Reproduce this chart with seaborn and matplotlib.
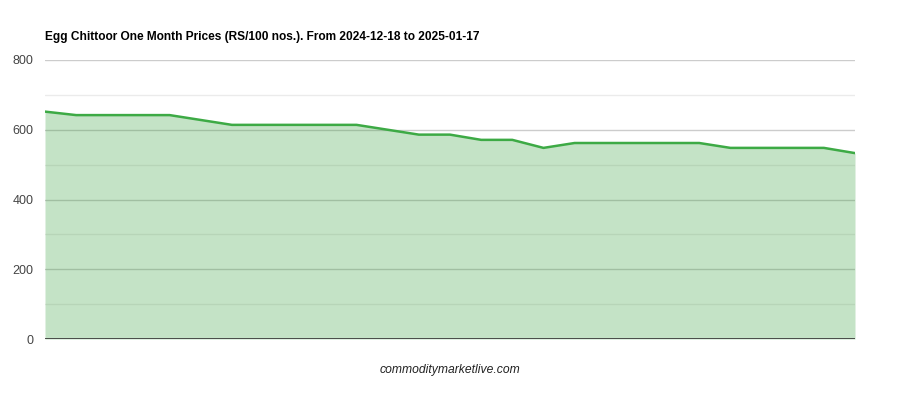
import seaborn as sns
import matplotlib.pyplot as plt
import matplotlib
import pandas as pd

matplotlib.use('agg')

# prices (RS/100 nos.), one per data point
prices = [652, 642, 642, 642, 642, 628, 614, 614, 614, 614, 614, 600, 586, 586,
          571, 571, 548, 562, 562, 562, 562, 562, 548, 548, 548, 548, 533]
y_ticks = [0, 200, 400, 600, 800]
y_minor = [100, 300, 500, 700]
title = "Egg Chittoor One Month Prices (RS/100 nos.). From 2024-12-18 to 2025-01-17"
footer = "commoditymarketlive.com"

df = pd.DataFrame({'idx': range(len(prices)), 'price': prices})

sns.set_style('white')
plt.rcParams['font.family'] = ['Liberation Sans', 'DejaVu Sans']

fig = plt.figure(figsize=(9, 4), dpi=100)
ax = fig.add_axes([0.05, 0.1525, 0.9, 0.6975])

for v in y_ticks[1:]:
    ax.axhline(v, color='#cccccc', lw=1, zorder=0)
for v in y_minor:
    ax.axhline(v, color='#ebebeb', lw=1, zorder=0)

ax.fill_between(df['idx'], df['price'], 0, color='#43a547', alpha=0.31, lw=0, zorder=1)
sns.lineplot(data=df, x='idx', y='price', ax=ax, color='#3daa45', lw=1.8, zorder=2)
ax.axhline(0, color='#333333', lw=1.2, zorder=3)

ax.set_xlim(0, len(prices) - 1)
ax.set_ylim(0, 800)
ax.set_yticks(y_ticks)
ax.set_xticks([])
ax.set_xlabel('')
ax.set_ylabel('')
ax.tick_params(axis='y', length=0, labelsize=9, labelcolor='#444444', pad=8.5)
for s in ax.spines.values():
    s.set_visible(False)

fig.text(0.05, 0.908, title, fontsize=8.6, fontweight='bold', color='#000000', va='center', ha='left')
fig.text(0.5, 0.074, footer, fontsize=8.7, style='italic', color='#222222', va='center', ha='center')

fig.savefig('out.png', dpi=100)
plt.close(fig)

==============================

§ The task
Only a number is wanted: how many lines contain "seaborn"?

§ Written solution
2